Currently, intraday call volume on TWTR is running at more than twice the expected rate. Leading the way is the weekly 12/11 26-strike call, where it appears new positions are being purchased for a volume-weighted average price (VWAP) of $0.25. In other words, these buyers think the shares will topple breakeven at $26.25 (strike plus VWAP) by tomorrow's close, when the
weekly series expires. On the other hand, if TWTR retreats and the call expires out of the money, the most the traders risk losing is the initial premium paid.
Today's
preference for long calls over puts is nothing new. At the International Securities Exchange (ISE), Chicago Board Options Exchange (CBOE), and NASDAQ OMX PHLX (PHLX), speculators have bought to open four times as many calls as puts over the last two weeks. The resultant 10-day call/put volume ratio of 4.22 outstrips 96% of the readings taken in the prior year.

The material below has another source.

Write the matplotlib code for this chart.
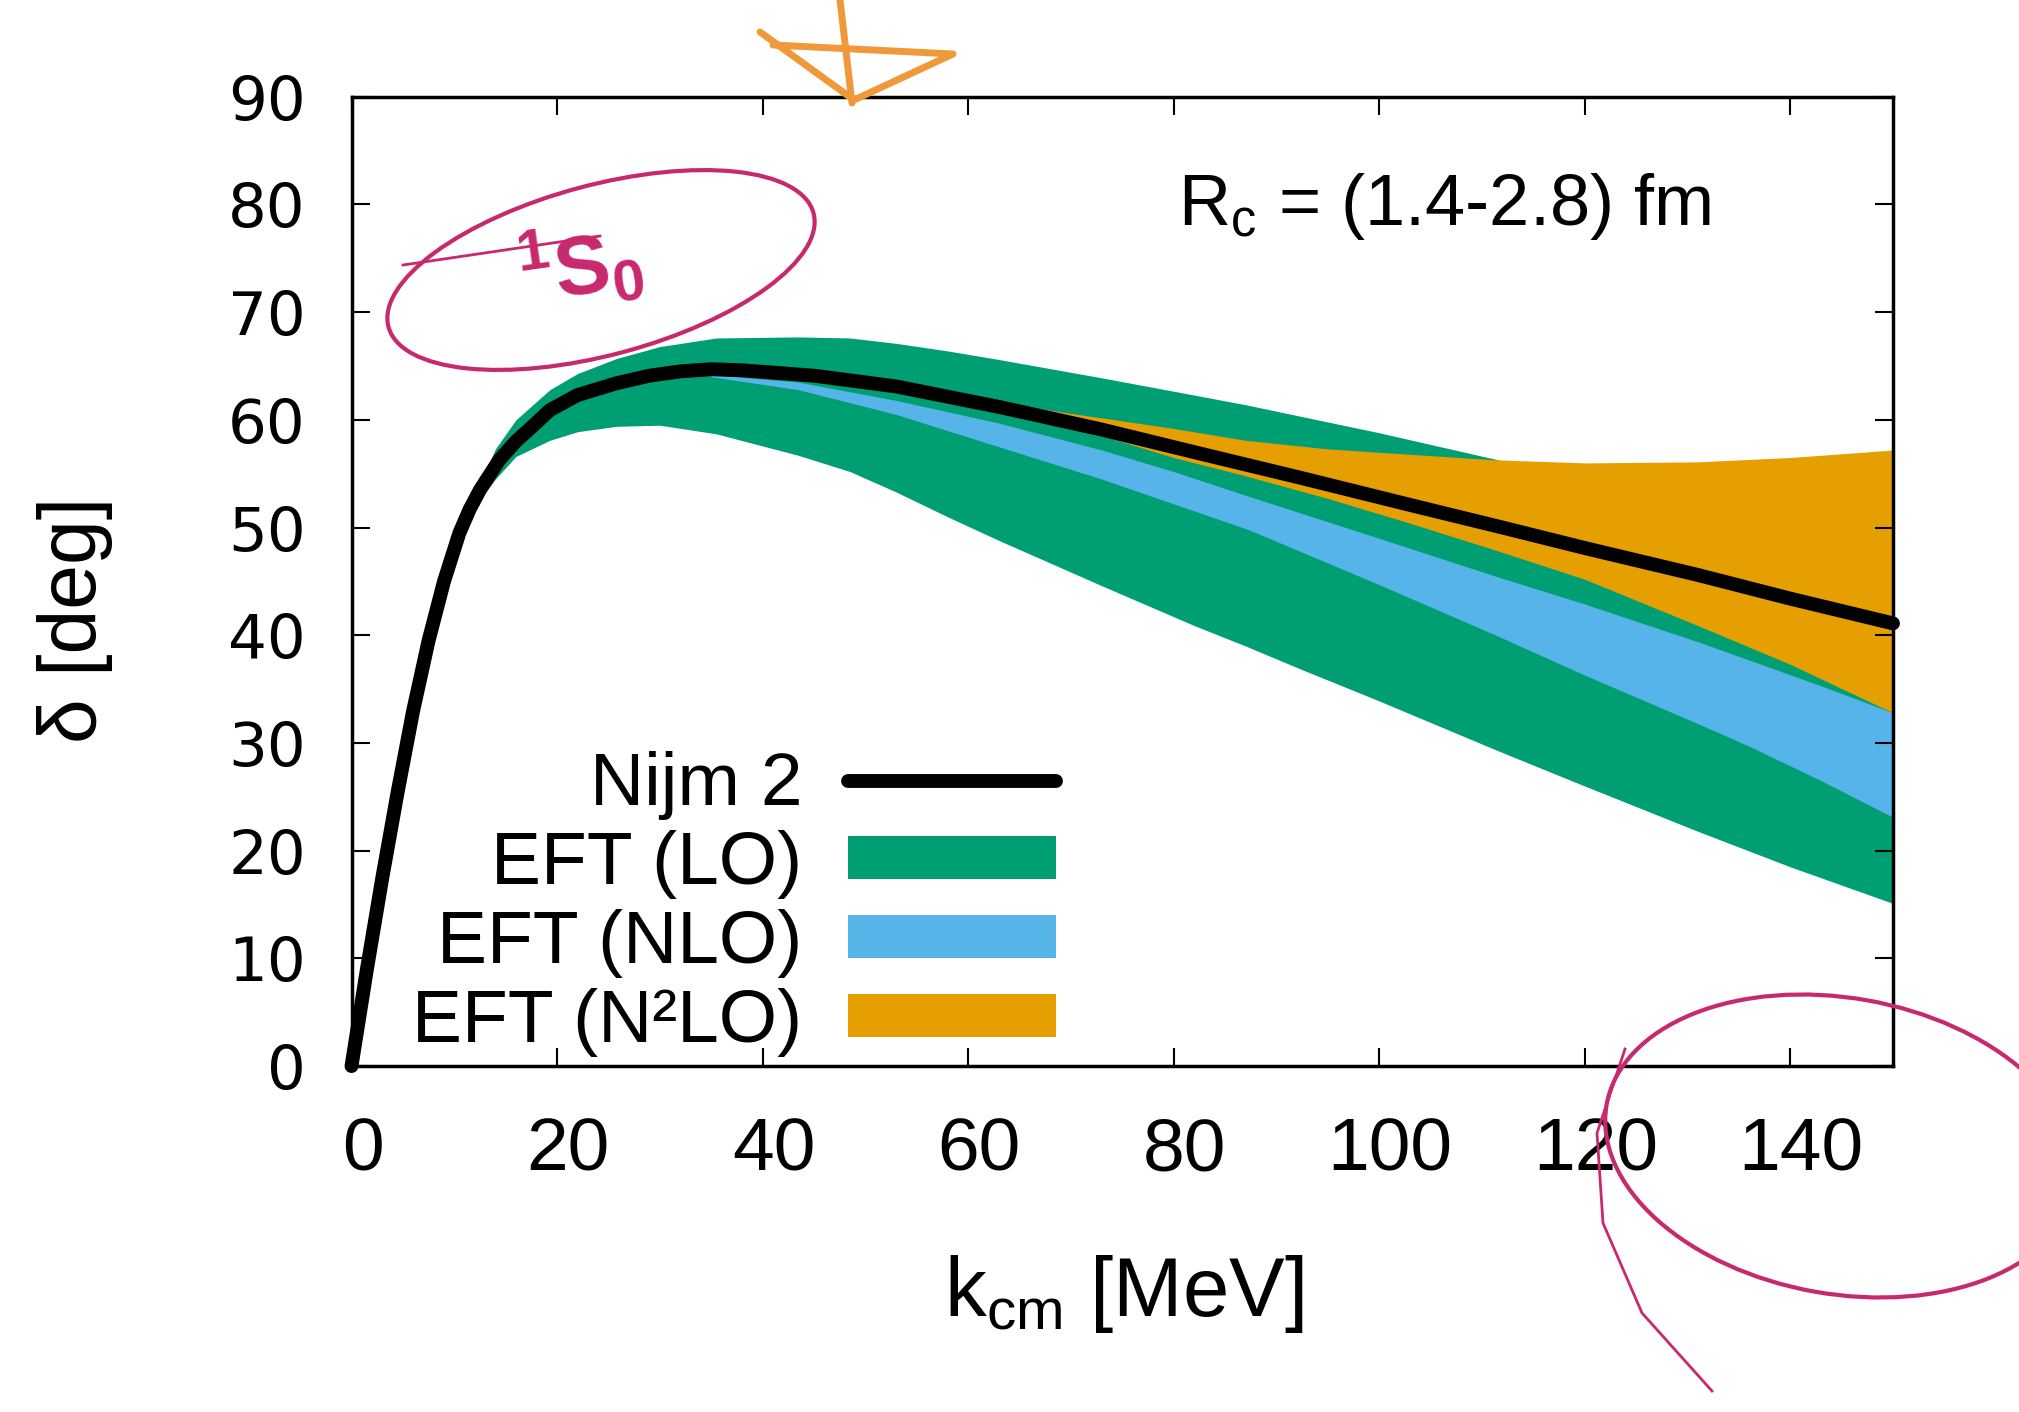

Further reflecting this bullish bias is the stock's Schaeffer's put/call open interest ratio (SOIR) of 0.51. Not only does this ratio indicate
call open interest almost doubles put open interest among options with a shelf-life of three months or less, but it also sits at an annual low.
Based on Twitter Inc's (NYSE:TWTR) technicals, this glass-half-full approach is mystifying. Today's gains excepted, the stock has been a dud, dropping 27% on the year. That said, the shares
are on track to close above both their 10- and 20-day moving averages for the first time since late October.